When West pressed Welsh, the president noted the university “had not completed the review process.” He said faculty members had expressed concern, leading him to believe “we should hit pause on the process” and begin anew in the spring with faculty input.

“Is there any politics involved in this?” West questioned.

“If there were politics, it wasn’t with my office,” said Welsh.

Faculty Fury

Chaitanya Lakkimsetti, a sociology professor at Texas A&M who helped develop the LGBTQ studies minor, told Inside Higher Ed that she was not surprised by the legislative scrutiny, “given the national context” of conservative attacks on higher education. But she was caught off guard by the way university officials responded. Like her fellow faculty members, she saw cutting the professoriate out of a curricular decision as an affront to shared governance.

She also worries about the larger implications for higher education.

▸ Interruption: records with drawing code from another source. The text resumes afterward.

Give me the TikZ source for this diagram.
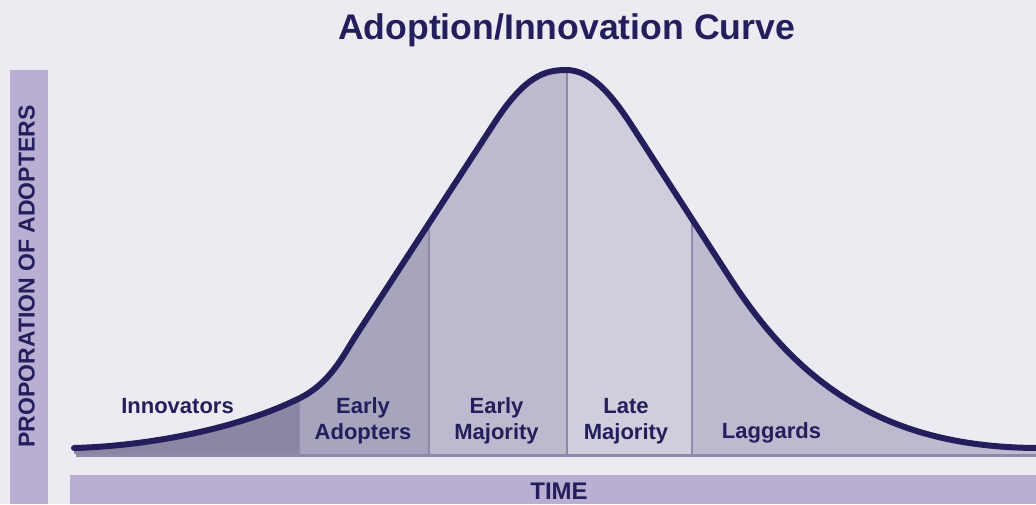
\documentclass[tikz,border=0pt]{standalone}
\usepackage{fontspec}
\setmainfont{Liberation Sans}
\definecolor{bgcol}{HTML}{ECEBF1}
\definecolor{barcol}{HTML}{B8AFD3}
\definecolor{navy}{HTML}{241F5C}
\definecolor{innovcol}{HTML}{8A86A3}
\definecolor{adoptcol}{HTML}{A7A4BD}
\definecolor{earlycol}{HTML}{BDB9CE}
\definecolor{latecol}{HTML}{D0CDDD}
\definecolor{laggcol}{HTML}{BDB9CE}
\definecolor{linecol}{HTML}{8E89A8}
\newcommand\adoptcurve{(74,448) .. controls (150,446) and (240,428) .. (300,398)
  .. controls (330,383) and (343,356) .. (355,337) -- (495,122)
  .. controls (525,76) and (545,70) .. (566,70)
  .. controls (590,70) and (610,92) .. (632,126) -- (730,278)
  .. controls (765,332) and (810,385) .. (880,417)
  .. controls (930,440) and (985,448) .. (1040,448)}
\tikzset{
  bellcurve/.style={draw=navy, line width=6pt, line cap=round, line join=round},
  groundline/.style={draw=linecol, line width=3pt},
  divline/.style={draw=linecol, line width=2pt},
  seglabel/.style={font=\fontsize{22}{26.7}\selectfont\bfseries, text=navy, align=center, inner sep=0pt},
  axislabel/.style={font=\fontsize{23}{26}\selectfont\bfseries, text=navy, inner sep=0pt},
}
\begin{document}
\begin{tikzpicture}[x=1pt,y=-1pt]
  \useasboundingbox (0,0) rectangle (1036,504);
  \fill[bgcol] (0,0) rectangle (1036,504);
  % axis bars
  \fill[barcol] (10,70) rectangle (48,504);
  \fill[barcol] (70,475) rectangle (1036,504);
  \node[axislabel, rotate=90] (yaxis) at (26.7,276.5) {PROPORATION OF ADOPTERS};
  \node[axislabel, font=\fontsize{24}{26}\selectfont\bfseries] (xaxis) at (559,491.5) {TIME};
  \node[axislabel, font=\fontsize{35.6}{40}\selectfont\bfseries, anchor=base] (title) at (566.5,39) {Adoption/Innovation Curve};
  % areas under the curve
  \begin{scope}
    \clip \adoptcurve -- (1040,454) -- (74,454) -- cycle;
    \foreach \xa/\xb/\col in {60/299/innovcol, 299/429/adoptcol, 429/566.5/earlycol, 566.5/691.5/latecol, 691.5/1040/laggcol}
      \fill[\col] (\xa,40) rectangle (\xb,454);
    \foreach \xd in {299,429,566.5,691.5}
      \draw[divline] (\xd,454) -- (\xd,40);
  \end{scope}
  \draw[groundline] (76,455.5) -- (1036,455.5);
  \draw[bellcurve] \adoptcurve;
  % segment labels
  \node[seglabel, anchor=base] (innov) at (177.5,413.3) {Innovators};
  \node[seglabel] (adopt) at (363,421.3) {Early\strut\\Adopters\strut};
  \node[seglabel] (early) at (496.5,421.3) {Early\strut\\Majority\strut};
  \node[seglabel] (late) at (626,421.3) {Late\strut\\Majority\strut};
  \node[seglabel, anchor=base] (lagg) at (771.5,438) {Laggards};
\end{tikzpicture}
\end{document}
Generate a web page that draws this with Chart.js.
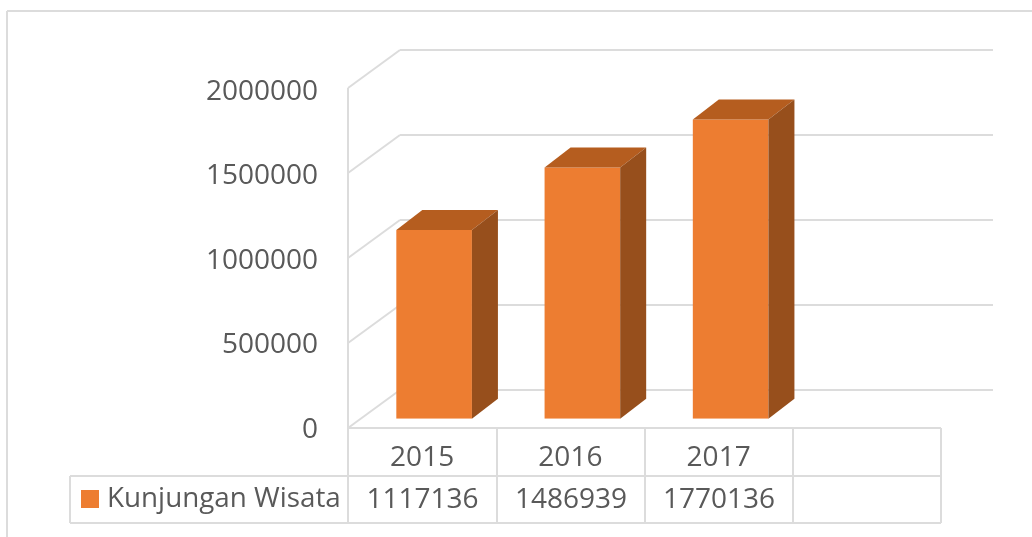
<!DOCTYPE html>
<html>
<head>
<meta charset="utf-8">
<script src="https://cdn.jsdelivr.net/npm/chart.js@4"></script>
<style>
  body { margin: 0; background: #fff; }
  canvas { display: block; }
</style>
</head>
<body>
<canvas id="kunjunganChart" width="1032" height="537"></canvas>
<script>
var categories = ['2015', '2016', '2017', ''];
var kunjunganWisata = [1117136, 1486939, 1770136, null];
var seriesName = 'Kunjungan Wisata';
var yTicks = [0, 500000, 1000000, 1500000, 2000000];

var textColor = '#595959';
var lineColor = '#DCDCDC';
var fontName = 'Open Sans';

function line(ctx, x1, y1, x2, y2) {
  ctx.beginPath();
  ctx.moveTo(x1, y1);
  ctx.lineTo(x2, y2);
  ctx.stroke();
}

function face(ctx, pts, color) {
  ctx.fillStyle = color;
  ctx.beginPath();
  ctx.moveTo(pts[0][0], pts[0][1]);
  for (var i = 1; i < pts.length; i++) ctx.lineTo(pts[i][0], pts[i][1]);
  ctx.closePath();
  ctx.fill();
}

// frame, side wall and back wall, under the bars
var wallPlugin = {
  id: 'wall',
  beforeDatasetsDraw: function(chart) {
    var ctx = chart.ctx;
    var y = chart.scales.y;
    var y0 = y.getPixelForValue(0);
    ctx.save();
    ctx.strokeStyle = lineColor;
    ctx.lineWidth = 2;
    line(ctx, 7, 537, 7, 11);
    line(ctx, 7, 11, 1032, 11);
    yTicks.forEach(function(v) {
      var h = (y0 - y.getPixelForValue(v)) * 340 / 338;
      line(ctx, 348, 428 - h, 400, 390 - h);
      line(ctx, 400, 390 - h, 993, 390 - h);
    });
    line(ctx, 348, 88, 348, 428);
    ctx.restore();
  },
  // top and side of each bar, plus the data table
  afterDatasetsDraw: function(chart) {
    var ctx = chart.ctx;
    var dx = 26, dy = 20;
    ctx.save();
    chart.getDatasetMeta(0).data.forEach(function(bar, i) {
      if (kunjunganWisata[i] === null) return;
      var l = bar.x - bar.width / 2, r = bar.x + bar.width / 2;
      face(ctx, [[l, bar.y], [r, bar.y], [r + dx, bar.y - dy], [l + dx, bar.y - dy]], '#B55D1F');
      face(ctx, [[r, bar.y], [r + dx, bar.y - dy], [r + dx, bar.base - dy], [r, bar.base]], '#974F1C');
    });

    var cols = [348, 497, 645, 793, 941];
    ctx.strokeStyle = lineColor;
    ctx.lineWidth = 2;
    line(ctx, 348, 428, 941, 428);
    line(ctx, 70, 476, 941, 476);
    line(ctx, 70, 523, 941, 523);
    line(ctx, 70, 476, 70, 523);
    cols.forEach(function(x) { line(ctx, x, 428, x, 523); });

    ctx.fillStyle = '#ED7D31';
    ctx.fillRect(81, 490, 18, 18);

    ctx.fillStyle = textColor;
    ctx.textBaseline = 'middle';
    ctx.textAlign = 'left';
    ctx.font = '27.8px ' + fontName;
    ctx.fillText(seriesName, 107, 499);
    ctx.font = '28px ' + fontName;
    ctx.textAlign = 'center';
    kunjunganWisata.forEach(function(v, i) {
      if (v !== null) ctx.fillText(String(v), (cols[i] + cols[i + 1]) / 2, 500);
    });
    ctx.restore();
  }
};

new Chart('kunjunganChart', {
  type: 'bar',
  data: {
    labels: categories,
    datasets: [{
      label: seriesName,
      data: kunjunganWisata,
      backgroundColor: '#ED7D31',
      barPercentage: 0.51,
      categoryPercentage: 1
    }]
  },
  options: {
    responsive: false,
    animation: false,
    layout: { padding: { top: 80.7, right: 79, left: 0, bottom: 0 } },
    plugins: { legend: { display: false }, tooltip: { enabled: false } },
    scales: {
      x: {
        grid: { display: false, drawTicks: false },
        border: { display: false },
        ticks: {
          color: textColor,
          font: { family: fontName, size: 28 },
          padding: 23,
          labelOffset: -12,
          maxRotation: 0
        },
        afterFit: function(scale) { scale.height = 118.3; }
      },
      y: {
        min: 0,
        max: 2000000,
        afterBuildTicks: function(scale) {
          scale.ticks = yTicks.map(function(v) { return { value: v }; });
        },
        grid: { display: false, drawTicks: false },
        border: { display: false },
        ticks: {
          color: textColor,
          font: { family: fontName, size: 28 },
          padding: 42,
          labelOffset: 11,
          callback: function(v) { return String(v); }
        },
        afterFit: function(scale) { scale.width = 360; }
      }
    }
  },
  plugins: [wallPlugin]
});
</script>
</body>
</html>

“This is an attack, of course, on academic freedom, but it’s also an attack on critical thinking,” Lakkimsetti said, arguing that legislators like Harrison want to limit what subjects students can learn about.

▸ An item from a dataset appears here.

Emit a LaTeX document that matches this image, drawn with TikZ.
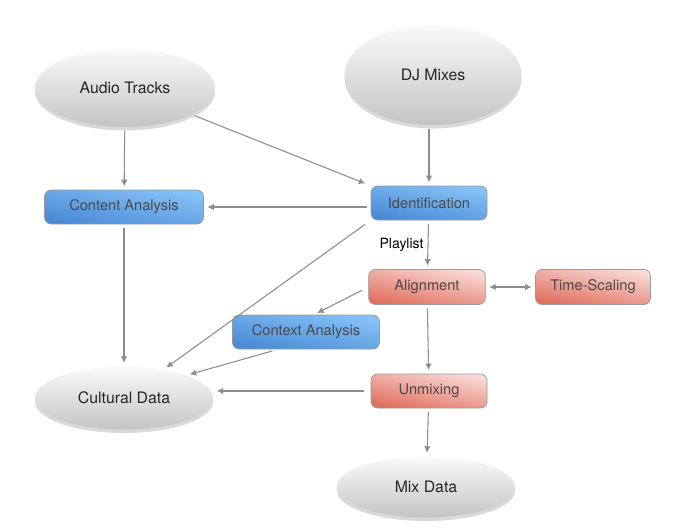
\documentclass[tikz,border=0pt]{standalone}
\usepackage{fontspec}
\setmainfont{TeX Gyre Heros}
\usetikzlibrary{shapes.geometric}
\usetikzlibrary{arrows.meta}
\usetikzlibrary{shadows}
\definecolor{blobtop}{HTML}{FAFAFA}
\definecolor{blobbot}{HTML}{C4C4C4}
\definecolor{bluetop}{HTML}{86C2F7}
\definecolor{bluebot}{HTML}{4A8BD6}
\definecolor{redtop}{HTML}{F9DAD6}
\definecolor{redbot}{HTML}{E0705F}
\definecolor{boxline}{HTML}{9A9A9A}
\definecolor{boxtext}{HTML}{4A4A4A}
\definecolor{linegray}{HTML}{8C8C8C}
\tikzset{blob/.style={ellipse, inner sep=0pt, shade, top color=blobtop, bottom color=blobbot,
drop shadow={shadow xshift=0pt, shadow yshift=-3pt, opacity=.25, fill=black!60},
font=\fontsize{13.5}{16}\selectfont, text=black!85},
box/.style={rectangle, rounded corners=0.2cm, draw=boxline, line width=0.6pt,
font=\fontsize{12.5}{15}\selectfont, text=boxtext, minimum height=1.02cm},
bluebox/.style={box, shade, top color=bluetop, bottom color=bluebot, shading angle=-12},
redbox/.style={box, shade, top color=redtop, bottom color=redbot, shading angle=-12},
conn/.style={draw=linegray, line width=0.9pt, -{Latex[length=5.5pt,width=5.5pt]},
shorten >=3pt, shorten <=3pt}}

\begin{document}
\begin{tikzpicture}[x=0.03cm, y=-0.03cm]
	\useasboundingbox (0,0) rectangle (681,529);
	% sources
	\node[blob, minimum width=5.4cm, minimum height=2.34cm] (tracks) at (125,88) {Audio Tracks};
	\node[blob, minimum width=5.31cm, minimum height=3cm] (mixes) at (433,75) {DJ Mixes};
	% processing steps
	\node[bluebox, minimum width=4.77cm] (content) at (124,207) {Content Analysis};
	\node[bluebox, minimum width=3.48cm] (ident) at (429,203) {Identification};
	\node[redbox, minimum width=3.5cm, minimum height=1.05cm] (align) at (427,287) {Alignment};
	\node[redbox, minimum width=3.45cm, minimum height=1.05cm] (stretch) at (593,287) {Time-Scaling};
	\node[bluebox, minimum width=4.41cm] (context) at (306,332) {Context Analysis};
	\node[redbox, minimum width=3.48cm] (unmix) at (429,391) {Unmixing};
	% outputs
	\node[blob, minimum width=5.34cm, minimum height=1.89cm] (culture) at (124,398) {Cultural Data};
	\node[blob, minimum width=5.34cm, minimum height=1.83cm] (mixdata) at (426,487) {Mix Data};

	\draw[conn] (tracks) -- (content);
	\draw[conn, shorten >=5pt] (tracks) -- (ident.north west);
	\draw[conn] (ident.north |- mixes.south) -- (ident.north);
	\draw[conn] (ident.west |- content.east) -- (content.east);
	\draw[conn, shorten <=6pt] (ident.south west) -- (culture);
	\draw[conn] (ident) -- node[midway, left, text=black, font=\fontsize{12}{14}\selectfont] {Playlist} (align);
	\draw[conn, {Latex[length=5.5pt,width=5.5pt]}-{Latex[length=5.5pt,width=5.5pt]}] (align) -- (stretch);
	\draw[conn, shorten <=6pt] (align.west) -- ([xshift=0.24cm]context.north);
	\draw[conn] (content) -- (culture);
	\draw[conn, shorten <=5pt] ([xshift=-0.84cm]context.south) -- (culture.20);
	\draw[conn] (align) -- (unmix);
	\draw[conn, shorten <=6pt] (unmix.west) -- (unmix.west -| culture.east);
	\draw[conn] (unmix) -- (mixdata);
\end{tikzpicture}
\end{document}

While the decision-makers remain quiet, faculty have been seething over the program deactivations, arguing that the Board of Regents violated university processes on curricular changes and ignored state guidance that recommends giving new programs a five-year runway before reviewing them for low enrollment.

Texas A&M faculty have also accused the provost of cutting them out of the process and questioned his claims that the targeted programs are being eliminated for fiscal reasons.

In a Nov. 5 letter, Faculty Senate leaders noted that their executive committee had taken emergency action to reject the program cuts before the Board of Regents took it to a vote. They also made it clear that they viewed the deactivation process as a failure of shared governance.

“As the representative body of our Faculty, The Senate and its [Executive Committee] is deeply concerned for our University and the reputational risk that the Provost’s proposal represents,” Angie Hill Price, speaker of the Faculty Senate, wrote in a letter to the faculty. “The EC is concerned that The Board of Regents may not be fully aware of the deeply flawed process and the ramifications of the Provost’s decisions. We do not oppose the concept of a process, but we vehemently oppose the one that was implemented by the Provost with little consideration of the consequences.”

(Price did not respond to a request for comment from Inside Higher Ed.)

The Texas chapter of the American Association of University Professors also condemned the changes, writing on X, “We are deeply concerned that the @tamusystem board has decided to override the objections of faculty and students and eliminated more than 50 minors and certificates. Administrators should not be limiting the topics that students can study.”

Even as faculty fret, Harrison indicated that the fight is only beginning.

“There needs to be accountability,” he said, arguing that as Republican president-elect Donald Trump “reins in the rogue administrative state … Texas should lead by example.”

Asked how he would respond to faculty concerns about the loss of academic freedom, Harrison remained unmoved.

“Once I get done laughing, I would remind them that it is the people of the state of Texas that fund our public universities, and they are overtaxed, and they’re sick and tired of having their tax dollars weaponized against them and their values,” he said.